Freitag, 2. Februar 2018
Leiblichkeit und Transzendenz
Wie siehst du eigentlich wirklich aus? Dein Körper ist ein Zufallsprodukt, das viel mit dem Genpool deiner Eltern zu tun hat, aber nichts mit dir. Wie siehst du also wirklich aus? Wenn du ein Nichts-als bist, nichts als dein Körper, nichts als all die Umstände, die dein Dasein und Sosein determinieren, dann hat diese Frage für dich keinen Sinn. Aber sie hat objektiv einen Sinn. Nehmen wir einen Menschen, der durch äußere Umstände einige Körperteile verloren hat, aber immer noch lebt, und folglich eine Person ist, die eine persönliche Ich-Perspektive auf sich selbst hat. Vor dem Unfall war diese Person ein Mensch, und sah wie ein Mensch aus, - wer ist diese Person aber nun, wo sie keine Beine mehr hat und wo ihr ein Arm und ein Ohrläppchen fehlt? Ein neuartiges einarmiges Wesen ohne Beine? Mitnichten. Sie trägt Prothesen, weil sie "eigentlich" so aussieht, wie sie vor ihrem Unfall aussah.
Wir alle hatten einen Unfall: den genetischen Unfall unserer Eltern, als sie uns zeugten. Der Zufall und die Gene bestimmten über unser Aussehen. Wir sehen so oder so aus nicht weil wir uns so entschieden haben, sondern weil dies durch äußere Umstände für (oder gegen) uns so entschieden wurde. Nun gibt es schöne und nicht so schöne Menschen. Entspricht das Aussehen immer dem Charakter? Nein, es ist vielmehr immer zufällig, und steht in keinem Zusammenhang mit der Persönlichkeit eines Menschen. Wir sind nicht dazu verdammt, uns mit unserem Aussehen zu identifizieren, vielmehr können wir davon abstrahieren. Dabei bekommen wir zweierlei: einserseits das Wunschaussehen, auf welches wir keinen gerechten Anspruch haben können, und andererseits das Aussehen, das unserem Charakter wirklich entspräche. Es ist leider abzusehen, dass die zukünftigen Biotechnologien die erste, willkürliche Möglichkeit realisieren werden, - die zweite, gerechte Option müssen wir wohl, wie alle berechtigten Hoffnungen, die nur berechtigt sind und sonst nichts, ins Jenseits verlagern.

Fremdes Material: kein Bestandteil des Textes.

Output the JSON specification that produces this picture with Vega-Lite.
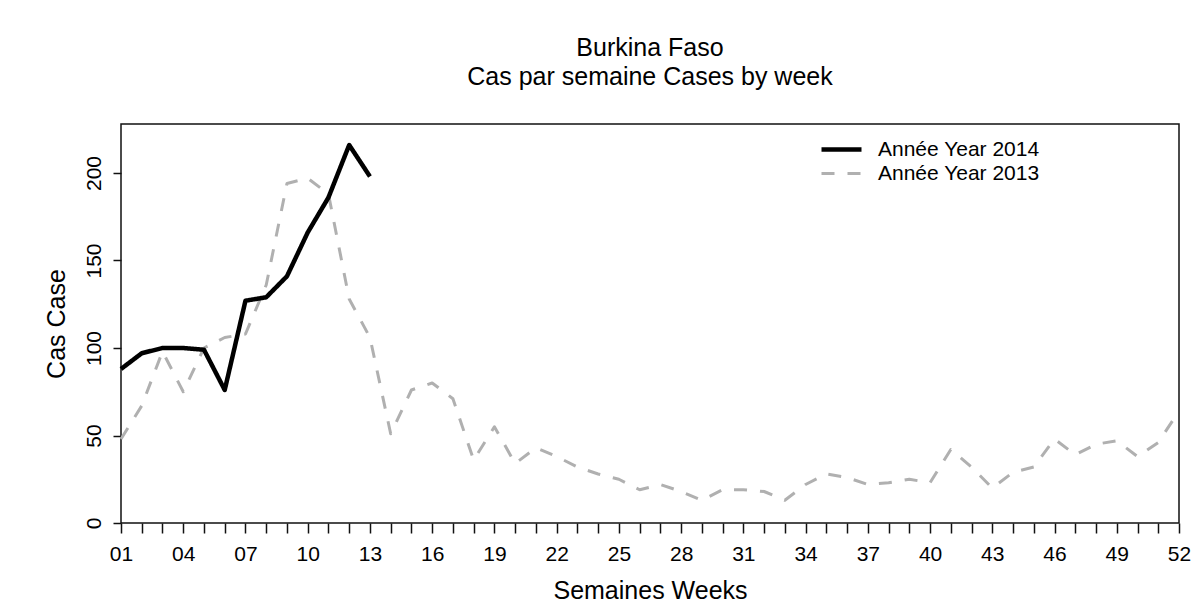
{
  "$schema": "https://vega.github.io/schema/vega-lite/v6.json",
  "width": 1058,
  "height": 399,
  "autosize": {"type": "none"},
  "padding": {"left": 121, "top": 124, "right": 23, "bottom": 80},
  "background": "white",
  "config": {
    "font": "Liberation Sans",
    "view": {"stroke": "#111111", "strokeWidth": 1.5},
    "axis": {
      "domain": false,
      "grid": false,
      "tickColor": "#111111",
      "tickWidth": 1.5,
      "labelColor": "#000000",
      "titleColor": "#000000",
      "labelFont": "Liberation Sans",
      "titleFont": "Liberation Sans",
      "labelFontSize": 21,
      "titleFontSize": 25,
      "titleFontWeight": "normal"
    }
  },
  "title": {
    "text": ["Burkina Faso", "Cas par semaine Cases by week"],
    "font": "Liberation Sans",
    "fontSize": 25,
    "fontWeight": "normal",
    "color": "#000000",
    "lineHeight": 29,
    "anchor": "middle",
    "offset": 34
  },
  "data": {
    "values": [
      {"annee": "Année Year 2013", "semaine": 1, "cas": 48},
      {"annee": "Année Year 2013", "semaine": 2, "cas": 67},
      {"annee": "Année Year 2013", "semaine": 3, "cas": 98},
      {"annee": "Année Year 2013", "semaine": 4, "cas": 75},
      {"annee": "Année Year 2013", "semaine": 5, "cas": 100},
      {"annee": "Année Year 2013", "semaine": 6, "cas": 106},
      {"annee": "Année Year 2013", "semaine": 7, "cas": 108},
      {"annee": "Année Year 2013", "semaine": 8, "cas": 136},
      {"annee": "Année Year 2013", "semaine": 9, "cas": 194},
      {"annee": "Année Year 2013", "semaine": 10, "cas": 197},
      {"annee": "Année Year 2013", "semaine": 11, "cas": 188},
      {"annee": "Année Year 2013", "semaine": 12, "cas": 128},
      {"annee": "Année Year 2013", "semaine": 13, "cas": 106},
      {"annee": "Année Year 2013", "semaine": 14, "cas": 51},
      {"annee": "Année Year 2013", "semaine": 15, "cas": 76},
      {"annee": "Année Year 2013", "semaine": 16, "cas": 80},
      {"annee": "Année Year 2013", "semaine": 17, "cas": 71},
      {"annee": "Année Year 2013", "semaine": 18, "cas": 36},
      {"annee": "Année Year 2013", "semaine": 19, "cas": 55},
      {"annee": "Année Year 2013", "semaine": 20, "cas": 34},
      {"annee": "Année Year 2013", "semaine": 21, "cas": 43},
      {"annee": "Année Year 2013", "semaine": 22, "cas": 38},
      {"annee": "Année Year 2013", "semaine": 23, "cas": 32},
      {"annee": "Année Year 2013", "semaine": 24, "cas": 28},
      {"annee": "Année Year 2013", "semaine": 25, "cas": 25},
      {"annee": "Année Year 2013", "semaine": 26, "cas": 19},
      {"annee": "Année Year 2013", "semaine": 27, "cas": 22},
      {"annee": "Année Year 2013", "semaine": 28, "cas": 18},
      {"annee": "Année Year 2013", "semaine": 29, "cas": 13},
      {"annee": "Année Year 2013", "semaine": 30, "cas": 19},
      {"annee": "Année Year 2013", "semaine": 31, "cas": 19},
      {"annee": "Année Year 2013", "semaine": 32, "cas": 18},
      {"annee": "Année Year 2013", "semaine": 33, "cas": 13},
      {"annee": "Année Year 2013", "semaine": 34, "cas": 22},
      {"annee": "Année Year 2013", "semaine": 35, "cas": 28},
      {"annee": "Année Year 2013", "semaine": 36, "cas": 26},
      {"annee": "Année Year 2013", "semaine": 37, "cas": 22},
      {"annee": "Année Year 2013", "semaine": 38, "cas": 23},
      {"annee": "Année Year 2013", "semaine": 39, "cas": 25},
      {"annee": "Année Year 2013", "semaine": 40, "cas": 23},
      {"annee": "Année Year 2013", "semaine": 41, "cas": 42},
      {"annee": "Année Year 2013", "semaine": 42, "cas": 32},
      {"annee": "Année Year 2013", "semaine": 43, "cas": 20},
      {"annee": "Année Year 2013", "semaine": 44, "cas": 29},
      {"annee": "Année Year 2013", "semaine": 45, "cas": 32},
      {"annee": "Année Year 2013", "semaine": 46, "cas": 48},
      {"annee": "Année Year 2013", "semaine": 47, "cas": 39},
      {"annee": "Année Year 2013", "semaine": 48, "cas": 45},
      {"annee": "Année Year 2013", "semaine": 49, "cas": 47},
      {"annee": "Année Year 2013", "semaine": 50, "cas": 38},
      {"annee": "Année Year 2013", "semaine": 51, "cas": 46},
      {"annee": "Année Year 2013", "semaine": 52, "cas": 64},
      {"annee": "Année Year 2014", "semaine": 1, "cas": 88},
      {"annee": "Année Year 2014", "semaine": 2, "cas": 97},
      {"annee": "Année Year 2014", "semaine": 3, "cas": 100},
      {"annee": "Année Year 2014", "semaine": 4, "cas": 100},
      {"annee": "Année Year 2014", "semaine": 5, "cas": 99},
      {"annee": "Année Year 2014", "semaine": 6, "cas": 76},
      {"annee": "Année Year 2014", "semaine": 7, "cas": 127},
      {"annee": "Année Year 2014", "semaine": 8, "cas": 129},
      {"annee": "Année Year 2014", "semaine": 9, "cas": 141},
      {"annee": "Année Year 2014", "semaine": 10, "cas": 166},
      {"annee": "Année Year 2014", "semaine": 11, "cas": 186},
      {"annee": "Année Year 2014", "semaine": 12, "cas": 216},
      {"annee": "Année Year 2014", "semaine": 13, "cas": 198}
    ]
  },
  "mark": {"type": "line", "strokeCap": "butt", "strokeJoin": "round"},
  "encoding": {
    "x": {
      "field": "semaine",
      "type": "quantitative",
      "scale": {"domain": [1, 52], "nice": false, "zero": false},
      "axis": {
        "title": "Semaines Weeks",
        "values": [1,2,3,4,5,6,7,8,9,10,11,12,13,14,15,16,17,18,19,20,21,22,23,24,25,26,27,28,29,30,31,32,33,34,35,36,37,38,39,40,41,42,43,44,45,46,47,48,49,50,51,52],
        "labelExpr": "(datum.value - 1) % 3 == 0 ? (datum.value < 10 ? '0' + datum.value : '' + datum.value) : ''",
        "tickSize": 10,
        "labelPadding": 10,
        "labelOverlap": false,
        "labelFlush": false,
        "titlePadding": 14
      }
    },
    "y": {
      "field": "cas",
      "type": "quantitative",
      "scale": {"domain": [0, 228], "nice": false},
      "axis": {
        "title": "Cas Case",
        "values": [0, 50, 100, 150, 200],
        "tickSize": 8,
        "labelAngle": -90,
        "labelPadding": 9,
        "titlePadding": 14
      }
    },
    "color": {
      "field": "annee",
      "type": "nominal",
      "scale": {"domain": ["Année Year 2014", "Année Year 2013"], "range": ["#000000", "#b0b0b0"]},
      "legend": {
        "title": null,
        "orient": "none",
        "legendX": 708,
        "legendY": 13,
        "symbolType": "M-2,0H2",
        "symbolSize": 400,
        "labelFontSize": 21,
        "labelFont": "Liberation Sans",
        "labelColor": "#000000",
        "labelLimit": 400,
        "labelOffset": 24,
        "rowPadding": 2
      }
    },
    "strokeDash": {
      "field": "annee",
      "type": "nominal",
      "scale": {"domain": ["Année Year 2014", "Année Year 2013"], "range": [[1, 0], [13, 13]]}
    },
    "strokeWidth": {
      "field": "annee",
      "type": "nominal",
      "scale": {"domain": ["Année Year 2014", "Année Year 2013"], "range": [4.5, 3]}
    }
  }
}
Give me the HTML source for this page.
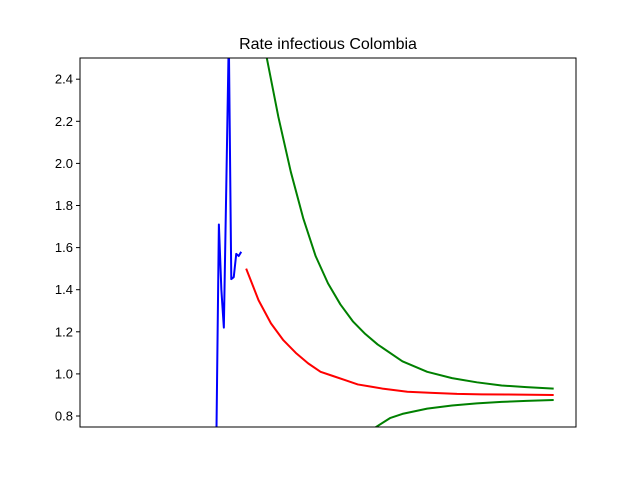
<!DOCTYPE html>
<html><head><meta charset="utf-8"><style>
body{margin:0;background:#fff}
svg{display:block;font-family:"Liberation Sans","DejaVu Sans",sans-serif}
</style></head><body>
<svg id="c" width="640" height="480">
<rect width="640" height="480" fill="#fff"/>
<text x="328" y="49" font-size="16" text-anchor="middle">Rate infectious Colombia</text>
<defs><clipPath id="clip"><rect x="80" y="58" width="496" height="369"/></clipPath></defs>
<g id="ticks"></g>
<g id="series" clip-path="url(#clip)"></g>
<rect x="80" y="58" width="496" height="369" fill="none" stroke="#000" stroke-width="1"/>
</svg>
<script>
const yTicks=[0.8,1.0,1.2,1.4,1.6,1.8,2.0,2.2,2.4];
const blueDays=[55,56,57,58,59,60,61,62,63,64,65];
const blueVals=[0.7,1.71,1.40,1.22,1.9,2.6,1.45,1.46,1.57,1.56,1.58];
const redDays=[67,72,77,82,87,92,97,102,107,112,117,122,132,142,152,162,172,182,191];
const redVals=[1.50,1.35,1.24,1.16,1.10,1.05,1.01,0.99,0.97,0.95,0.94,0.93,0.915,0.91,0.905,0.903,0.902,0.901,0.90];
const upDays=[75,80,85,90,95,100,105,110,115,120,130,140,150,160,170,180,191];
const upVals=[2.52,2.22,1.96,1.74,1.56,1.43,1.33,1.25,1.19,1.14,1.06,1.01,0.98,0.96,0.945,0.937,0.93];
const loDays=[119,125,130,140,150,160,170,180,191];
const loVals=[0.745,0.79,0.81,0.835,0.85,0.86,0.867,0.872,0.876];
const NS="http://www.w3.org/2000/svg";
const xS=d=>80+d*2.48;
const yS=v=>416-(v-0.8)/0.2*42.1;
const tg=document.getElementById('ticks');
yTicks.forEach(t=>{
  const y=yS(t);
  const l=document.createElementNS(NS,'line');
  l.setAttribute('x1',76);l.setAttribute('x2',80);l.setAttribute('y1',y);l.setAttribute('y2',y);l.setAttribute('stroke','#000');
  
  
  tg.appendChild(l);
  const tx=document.createElementNS(NS,'text');
  tx.setAttribute('x',73);tx.setAttribute('y',y+4.5);tx.setAttribute('text-anchor','end');tx.setAttribute('font-size','13');
  tx.textContent=t.toFixed(1);
  
  
  tg.appendChild(tx);
});
const sg=document.getElementById('series');
function line(days,vals,color,name){
  const p=document.createElementNS(NS,'polyline');
  p.setAttribute('points',days.map((d,i)=>xS(d)+','+yS(vals[i])).join(' '));
  p.setAttribute('fill','none');p.setAttribute('stroke',color);p.setAttribute('stroke-width','2');
  p.setAttribute('stroke-linejoin','round');
  
  
  sg.appendChild(p);
}
line(blueDays,blueVals,'#0000ff','observed-rate-line');
line(redDays,redVals,'#ff0000','forecast-rate-line');
line(upDays,upVals,'#008000','upper-bound-line');
line(loDays,loVals,'#008000','lower-bound-line');
</script>
</body></html>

Oder gibt es eine Aussicht auf Schönheitsethik? Die zivilisierte Menschheit verrechtlicht zunehmend alle möglichen Verhältnisse, die Menschen werden dadurch aber nicht moralischer. Schade. Jedenfalls will ich, wenn ich in den Spiegel sehe, nicht das Produkt zufällig an mich weitergegebener Gene sehen, sondern ein Gesicht, das zu mir passt. Ich fühle mich nicht aus äußeren Gründen (etwa sozialer Perfektionierungsdruck usw.) unwohl in meinem Körper, - ich will vielmehr, dass mein Körper meine Seele zum Ausdruck bringt, doch nicht etwa damit andere sehen können, wie gut ich "eigentlich" aussehe. Nein, nur für mich. Nicht um - wie so viele Menschen anderen Geschlechts - den attraktiven Körper exhibitionistisch als Objekt der Begierde in der Öffentlichkeit zu präsentieren, um dann die selbst provozierten Blicke als Belästigung zu beklagen. Nein, ich bräuchte eigentlich zwei Körper: einen funktionalen, schlicht und unauffällig, männlich aussehenden, und den "eigentlichen", nicht für die Öffentlichkeit bestimmten Körper, einen ewigjungen, androgynen, und von einer solchen Makellosigkeit in allen denkbaren Feinheiten, die für nur wenige wirklich vorstellbar ist.